Cecily Parks’s second poetry collection, O’Nights, was published this month by Alice James Books.

Pinfan Zhu’s article “Against Cultural Influence on Structuring a Discourse for Cross-Cultural Communication” was published as the lead article in the March 2015 issues of International Journal of Liberal Arts and Social Science. “The Impact of Business Cultural Values on Homepage Design That May Affect International Business” has been accepted by the Journal of Technical Writing & Communication.

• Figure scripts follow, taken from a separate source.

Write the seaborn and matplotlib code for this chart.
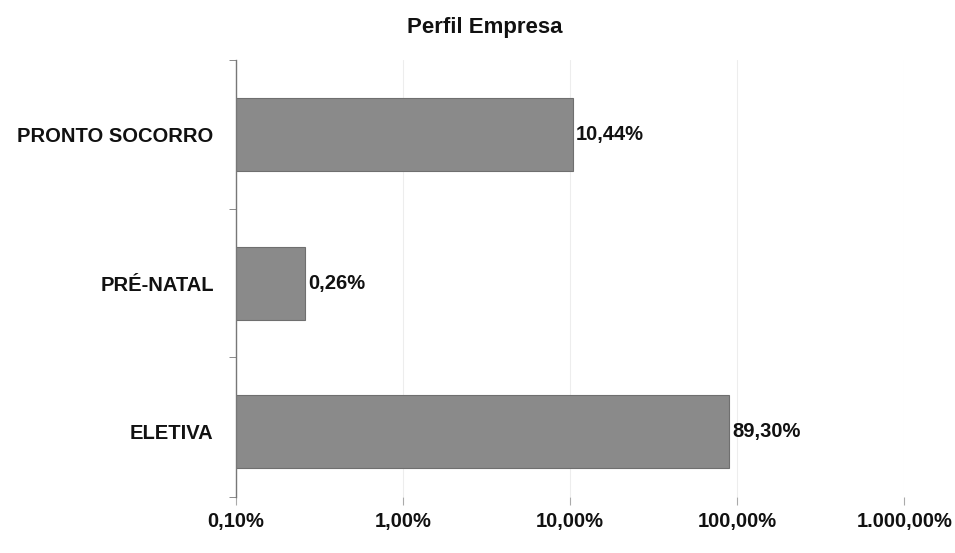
import seaborn as sns
import matplotlib.pyplot as plt
import pandas as pd
from matplotlib.ticker import FixedLocator, FixedFormatter

# Dados
categorias = ['PRONTO SOCORRO', 'PRÉ-NATAL', 'ELETIVA']
percentuais = [10.44, 0.26, 89.30]
rotulos = ['10,44%', '0,26%', '89,30%']
ticks_x = [0.1, 1, 10, 100, 1000]
ticks_txt = ['0,10%', '1,00%', '10,00%', '100,00%', '1.000,00%']

df = pd.DataFrame({'categoria': categorias, 'valor': percentuais})

sns.set_style('white')
plt.rcParams['font.family'] = ['Liberation Sans', 'DejaVu Sans']

fig = plt.figure(figsize=(9.55, 5.53), dpi=100)
ax = fig.add_axes([0.247, 0.101, 0.70, 0.790])
ax.set_xscale('log')

sns.barplot(data=df, x='valor', y='categoria', orient='h', color='#8a8a8a',
            width=0.49, edgecolor='#6f6f6f', linewidth=0.8, ax=ax, saturation=1)

for i, (v, t) in enumerate(zip(percentuais, rotulos)):
    ax.text(v * 1.04, i, t, va='center', ha='left', fontsize=14.5, fontweight='bold', color='#111111')

ax.set_xlim(0.1, 1000)
ax.set_ylim(2.44, -0.5)
ax.xaxis.set_major_locator(FixedLocator(ticks_x))
ax.xaxis.set_major_formatter(FixedFormatter(ticks_txt))
ax.xaxis.set_minor_locator(FixedLocator([]))
ax.grid(axis='x', color='#ededed', linewidth=0.8)
ax.set_axisbelow(True)

for s in ['top', 'right', 'bottom']:
    ax.spines[s].set_visible(False)
ax.spines['left'].set_color('#777777')
ax.spines['left'].set_linewidth(1.0)

ax.tick_params(axis='x', bottom=True, length=6, color='#aaaaaa', pad=5, labelsize=14.5,
               labelcolor='#111111', direction='out')
for lbl in ax.get_xticklabels():
    lbl.set_fontweight('bold')
ax.tick_params(axis='y', length=0, pad=16, labelsize=14.5, labelcolor='#111111')
for lbl in ax.get_yticklabels():
    lbl.set_fontweight('bold')
ax.yaxis.set_minor_locator(FixedLocator([-0.5, 0.5, 1.5, 2.44]))
ax.tick_params(axis='y', which='minor', left=True, length=5, color='#777777')

ax.set_xlabel('')
ax.set_ylabel('')
fig.suptitle('Perfil Empresa', x=0.508, y=0.97, fontsize=16, fontweight='bold', color='#111111')

plt.savefig('out.png', dpi=100)
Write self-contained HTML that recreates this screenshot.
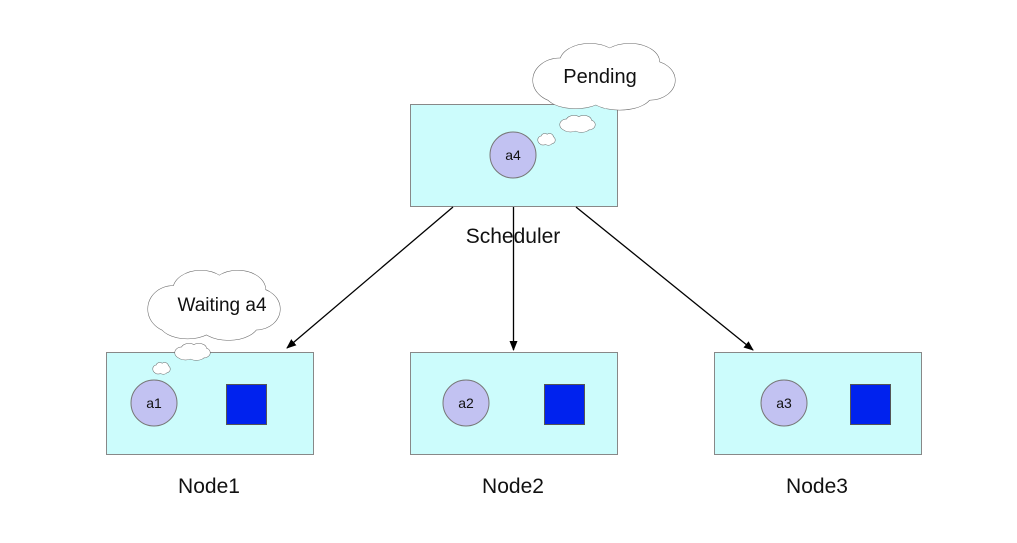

Marilynn Olson presented “Billy Whiskers: Frances Trego Montgomery’s Primer for Two-Legged Kids (1902-1930)” at the Child and Citizenship symposium of the Critical Childhood Studies Seminar, held at Texas A&M, March 27th.

Rob Tally was named Outstanding Professor of the Year by Sigma Tau Delta.

Gabriel Schnell, graduating MFA fiction student, has accepted a position as an 11th grade Writing teacher at Gestalt Community Schools in Memphis, TN.

On April 15, several former student teachers participated in a panel organized by Stephanie Noll, Lindy Kosmitis, Sarah Youree, Keith Needham, and Laura Sims. The panelists – Kylie Cooper, Zach Soto, and Michele Benage – spoke to current student teachers in English about their experiences as new teachers. The panelists were given books for their classrooms thanks to Stephanie’s project, Old Books for New Teachers, which helps recent Texas State graduates build their classroom libraries.

2007 fiction graduate Amelia Gray’s third story collection, Gutshot, has just been published by FSG. To read its NPR review, click on this link: http://www.npr.org/2015/04/14/397071343/gutshot-is-gloriously-grand-guignol.

Lindy Kosmitis has been name 2014-15 Honors Professor of the Year.

Susan Morrison has been awarded the title of Honorary Professor of International Studies for a three-year term, beginning in the 2015-16 budget cycle. This is a renewal; Susan was also an Honorary Professor of International Studies for the 2012-15 cycle.